Tebas e l’astio verso i provinciali: El País racconta come il calcio resiste al marketing
La Liga privilegia sponsor e marketing invece dei tifosi. Il calcio provinciale resiste, fedele a stadi, tradizioni e passione autentica.

2021 archivio Image Sport / Calcio / Javier Tebas / foto Imago/Image Sport
La critica a Tebas: la Liga punta al marketing globale, ignorando tifosi e tradizione. Il calcio provinciale resiste, fedele a stadi, rituali e passione autentica.
“Ero già provinciale molto prima che a Javier Tebas gli si scaldasse la bocca, come a quei tuiteros del quartiere Salamanca, privi di esperienza di strada. E ne vado molto fiero. Ci vorrebbe ben altro di un appartamentino in affitto nel centro di Madrid, o di una partita di Liga in uno stadio pacchiano di Miami, per togliermi l’orgoglio di essere di provincia, di essere nato in un angolino del mondo dove i bar aprono prima delle scuole e il calcio si inizia a sentire tra le pozzanghere, proprio nel punto in cui mio cugino Marcos mi ha rotto due denti con un pallone. Qui non cataloghiamo i tifosi in base al prezzo del biglietto. Né riduciamo la passione a una presentazione in PowerPoint. E, sinceramente, non ci sembra di andare così male”, scrive Rafa Cabeleira per El País.

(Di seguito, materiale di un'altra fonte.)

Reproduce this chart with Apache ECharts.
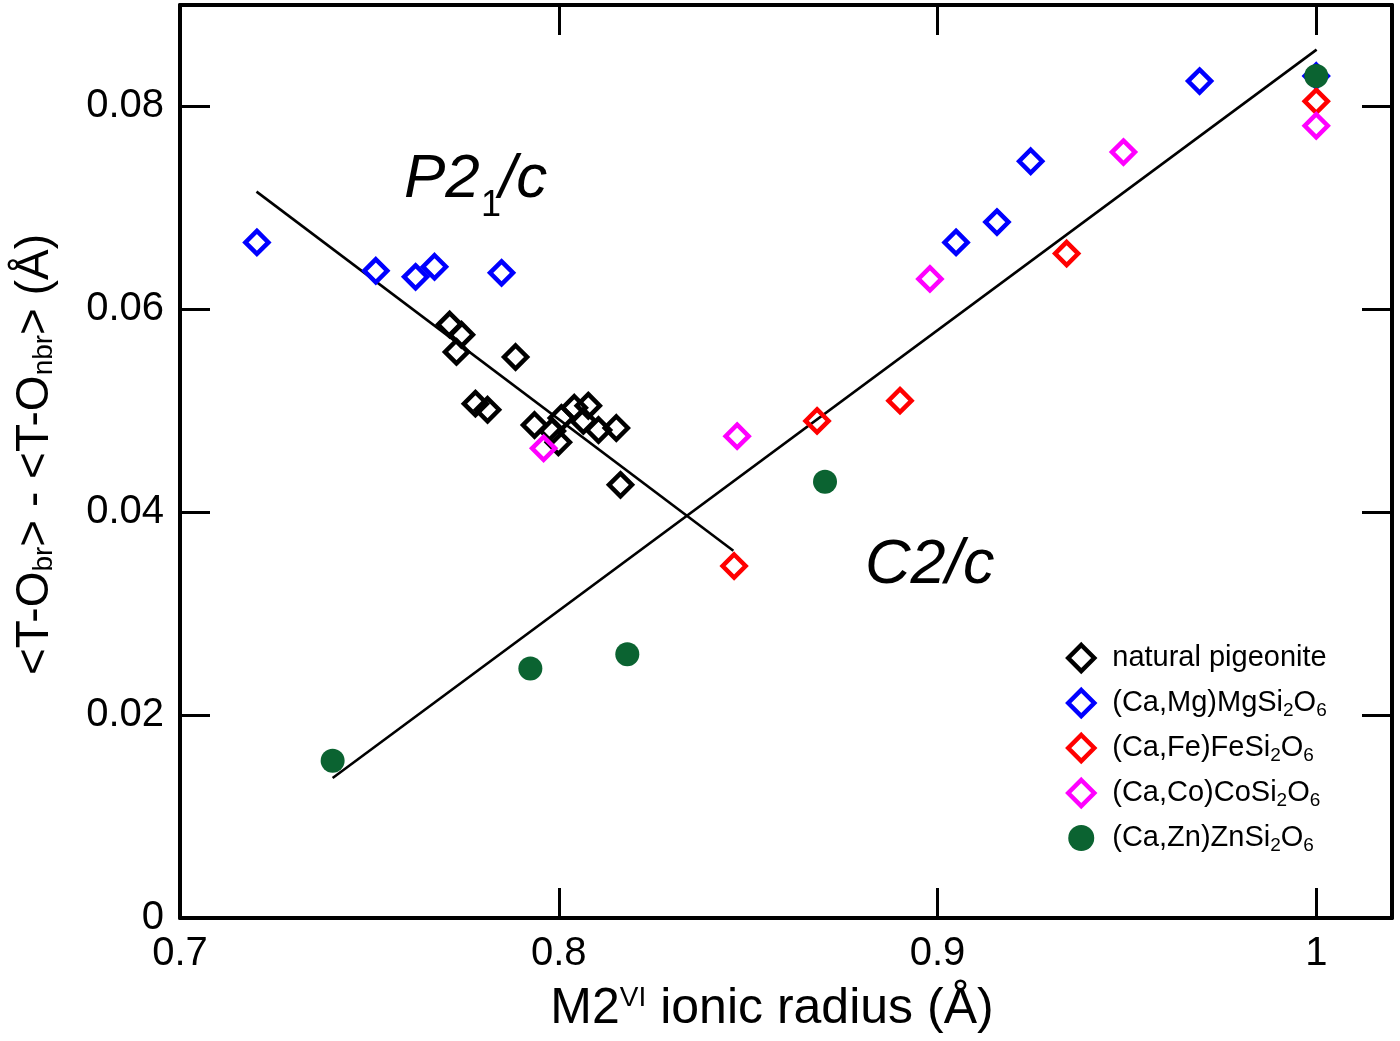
<!DOCTYPE html>
<html><head><meta charset="utf-8">
<script src="https://cdn.jsdelivr.net/npm/echarts@6/dist/echarts.min.js"></script>
<style>html,body{margin:0;padding:0;background:#fff}#c{width:1400px;height:1041px}</style>
</head><body><div id="c"></div>
<script>
// Tick values
const xTicks = [0.7, 0.8, 0.9, 1];
const yTicks = [0, 0.02, 0.04, 0.06, 0.08];

// Series names
const seriesNames = ['natural pigeonite', '(Ca,Mg)MgSi2O6', '(Ca,Fe)FeSi2O6', '(Ca,Co)CoSi2O6', '(Ca,Zn)ZnSi2O6'];

// natural pigeonite
const pigeoniteX = [0.7712, 0.7743, 0.7730, 0.7886, 0.7780, 0.7812, 0.7936, 0.7983, 0.7999, 0.8007, 0.8041, 0.8078, 0.8065, 0.8105, 0.8152, 0.8163];
const pigeoniteY = [0.0585, 0.0575, 0.0558, 0.0553, 0.0507, 0.0501, 0.0486, 0.0480, 0.0469, 0.0493, 0.0503, 0.0505, 0.0490, 0.0481, 0.0483, 0.0427];
// (Ca,Mg)MgSi2O6
const mgX = [0.7203, 0.7517, 0.7622, 0.7672, 0.7849, 0.9049, 0.9157, 0.9246, 0.9692, 1.0];
const mgY = [0.0666, 0.0638, 0.0632, 0.0642, 0.0636, 0.0666, 0.0686, 0.0746, 0.0825, 0.0830];
// (Ca,Fe)FeSi2O6
const feX = [0.8463, 0.8682, 0.8901, 0.9341, 1.0];
const feY = [0.0347, 0.0490, 0.0510, 0.0655, 0.0805];
// (Ca,Co)CoSi2O6
const coX = [0.7960, 0.8471, 0.8980, 0.9491, 1.0];
const coY = [0.0463, 0.0475, 0.0630, 0.0755, 0.0781];
// (Ca,Zn)ZnSi2O6
const znX = [0.7403, 0.7925, 0.8181, 0.8703, 1.0];
const znY = [0.0155, 0.0246, 0.0260, 0.0430, 0.0830];
// fit lines
const p21cFitX = [0.7202, 0.8461];
const p21cFitY = [0.0716, 0.0362];
const c2cFitX = [0.7403, 1.0001];
const c2cFitY = [0.0138, 0.0856];

const zip = (xs, ys) => xs.map((x, i) => [x, ys[i]]);
const FONT = 'Liberation Sans, Arial, sans-serif';

const chart = echarts.init(document.getElementById('c'), null, {renderer: 'canvas'});

function hollow(name, xs, ys, color) {
  return {
    name: name, type: 'scatter', data: zip(xs, ys), symbol: 'diamond', symbolSize: 23,
    itemStyle: {color: 'rgba(0,0,0,0)', borderColor: color, borderWidth: 4.5, opacity: 1},
    emphasis: {disabled: true}, z: 3
  };
}
function fitLine(xs, ys) {
  return {
    type: 'line', data: zip(xs, ys), showSymbol: false, symbol: 'none',
    lineStyle: {color: '#000', width: 2.6}, silent: true, z: 2
  };
}

const subMap = {
  '(Ca,Mg)MgSi2O6': '(Ca,Mg)MgSi{sub|2}O{sub|6}',
  '(Ca,Fe)FeSi2O6': '(Ca,Fe)FeSi{sub|2}O{sub|6}',
  '(Ca,Co)CoSi2O6': '(Ca,Co)CoSi{sub|2}O{sub|6}',
  '(Ca,Zn)ZnSi2O6': '(Ca,Zn)ZnSi{sub|2}O{sub|6}'
};

const axisLine = {show: true, onZero: false, lineStyle: {color: '#000', width: 4}};
const axisTick = {show: true, inside: true, length: 30, lineStyle: {color: '#000', width: 3}};

const option = {
  animation: false,
  backgroundColor: '#fff',
  grid: {left: 180, right: 8, top: 5, bottom: 123},
  legend: {
    data: seriesNames, orient: 'vertical', left: 1066, top: 641, padding: 0,
    itemWidth: 26, itemHeight: 26, itemGap: 11,
    formatter: n => subMap[n] || n,
    textStyle: {
      fontFamily: FONT, fontSize: 29, color: '#000', lineHeight: 34, padding: [0, 0, 0, 13],
      rich: {sub: {fontFamily: FONT, fontSize: 19, lineHeight: 6, verticalAlign: 'bottom'}}
    },
    itemStyle: {borderWidth: 4.5},
    selectedMode: false
  },
  xAxis: [{
    type: 'value', position: 'bottom', min: 0.7, max: 1.02, interval: 0.1,
    axisLine: axisLine, axisTick: axisTick, splitLine: {show: false},
    axisLabel: {
      fontFamily: FONT, fontSize: 40, color: '#000', margin: 16, showMaxLabel: false,
      formatter: v => xTicks.some(t => Math.abs(t - v) < 1e-6) ? String(+v.toFixed(1)) : ''
    },
    name: 'M2{sup|VI} ionic radius (Å)', nameLocation: 'middle', nameGap: 66,
    nameTextStyle: {
      fontFamily: FONT, fontSize: 50, color: '#000', lineHeight: 50, padding: [0, 28, 0, 0],
      rich: {sup: {fontFamily: FONT, fontSize: 28, lineHeight: 40, verticalAlign: 'top'}}
    }
  }, {
    type: 'value', position: 'top', min: 0.7, max: 1.02, interval: 0.1,
    axisLine: axisLine, axisTick: axisTick, axisLabel: {show: false}, splitLine: {show: false}
  }],
  yAxis: [{
    type: 'value', position: 'left', min: 0, max: 0.09, interval: 0.02,
    axisLine: axisLine, axisTick: axisTick, splitLine: {show: false},
    axisLabel: {
      fontFamily: FONT, fontSize: 40, color: '#000', margin: 16, showMaxLabel: false,
      formatter: v => yTicks.some(t => Math.abs(t - v) < 1e-9) ? (Math.abs(v) < 1e-9 ? '0' : v.toFixed(2)) : ''
    },
    name: '<T-O{sub|br}> - <T-O{sub|nbr}> (Å)', nameLocation: 'middle', nameGap: 122, nameRotate: 90,
    nameTextStyle: {
      fontFamily: FONT, fontSize: 46, color: '#000', lineHeight: 46, padding: [0, 0, 0, 14],
      rich: {sub: {fontFamily: FONT, fontSize: 28, lineHeight: 14, verticalAlign: 'bottom'}}
    }
  }, {
    type: 'value', position: 'right', min: 0, max: 0.09, interval: 0.02,
    axisLine: axisLine, axisTick: axisTick, axisLabel: {show: false}, splitLine: {show: false}
  }],
  series: [
    fitLine(p21cFitX, p21cFitY),
    fitLine(c2cFitX, c2cFitY),
    hollow(seriesNames[0], pigeoniteX, pigeoniteY, '#000000'),
    hollow(seriesNames[1], mgX, mgY, '#0000ff'),
    hollow(seriesNames[2], feX, feY, '#ff0000'),
    hollow(seriesNames[3], coX, coY, '#ff00ff'),
    {
      name: seriesNames[4], type: 'scatter', data: zip(znX, znY), symbol: 'circle', symbolSize: 24,
      itemStyle: {color: '#0b6331', opacity: 1}, emphasis: {disabled: true}, z: 4
    }
  ],
  graphic: [
    {type: 'text', x: 404, y: 180, style: {text: 'P2', font: 'italic 62px ' + FONT, fill: '#000', verticalAlign: 'middle'}},
    {type: 'text', x: 481, y: 206, style: {text: '1', font: '36px ' + FONT, fill: '#000', verticalAlign: 'middle'}},
    {type: 'text', x: 499, y: 180, style: {text: '/c', font: 'italic 62px ' + FONT, fill: '#000', verticalAlign: 'middle'}},
    {type: 'text', x: 865, y: 565, style: {text: 'C2/c', font: 'italic 63px ' + FONT, fill: '#000', verticalAlign: 'middle'}}
  ]
};
chart.setOption(option);
</script>
</body></html>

Tebas e il calcio lontano dai tifosi
Scrive El País:
“Può darsi che a un certo punto qualcuno ci spieghi, forse lo stesso presidente dell’associazione dei club, in cosa consistesse esattamente quella opportunità persa per il calcio spagnolo nel suo complesso. Dove risieda il beneficio collettivo di spostare una partita di Liga nel cortile del vicino ricco che vive a migliaia di chilometri dallo stadio più vicino e come si capitalizzi la delocalizzazione. In che modo migliora l’esperienza dei tifosi far sì che Lamine Yamal e Gerard Valentín debbano attraversare un oceano per scattare foto con qualche dirigente. Perché una competizione che vanta buona salute e tradizione dovrebbe trasformarsi in una franchigia con anima da pizzeria australiana.
A mancare sono argomenti più solidi di qualche luce al neon: l’unica vera opportunità persa dal nostro calcio sembra essere quella di aver fatto la figura barbina su scala intercontinentale, supponendo che ciò non fosse già incluso ‘di serie’ nella gestione. Come nei peggiori film di serie B, tutta questa avventura sembrava seguire un piano stravagante presentato con la consueta trasparenza: nessuna. Se il calcio appartiene ai calciatori, come diceva Johan Cruyff, o ai tifosi, come si ripete quando fa comodo ai protagonisti, questo progetto non era altro che una versione distopica del racconto, un business che non considera né l’uno né l’altro perché al centro dell’equazione ci sono solo La Liga e i suoi sponsor, sempre pronti a trasformare un calcio d’angolo o una finestra di cambi in un momento di branding”.
Sogni transatlantici e calcio provinciale
Conclude Rafa Cabeleira:
“Che sfrontatezza anteporre l’amore per la competizione domestica, i suoi stadi e le tradizioni del nostro calcio, invece di applaudire i sogni transatlantici del nuovo re. Non c’è da stupirsi se Tebas reagisce come un Albert Rivera delle grandi occasioni: dando la colpa di tutto alle deputazioni.
Sembra che non resti più traccia di quell’avvocato di Huesca che conosceva la Segunda B a memoria e comprendeva le difficoltà di riempire una curva in una qualunque giornata di pioggia. Per questo si lancia, dal suo balcone di marmo, a istruirci su modernità, globalizzazione e futuro. Perché non comprende più che il calcio si regge sulla nostalgia, sui luoghi comuni e su alcuni rituali che abbiamo bisogno di ripetere ogni fine settimana. Perché se essere provinciali significa amare più il boato di San Mamés o di Riazor che vedere Marc Anthony applaudire un autogol, qui ci saremo, fermi e orgogliosi, noi che non abbiamo bisogno di rinnovare il passaporto ogni anno per emozionarci: alcuni sognano Miami; noi, che non ci rubino la domenica”.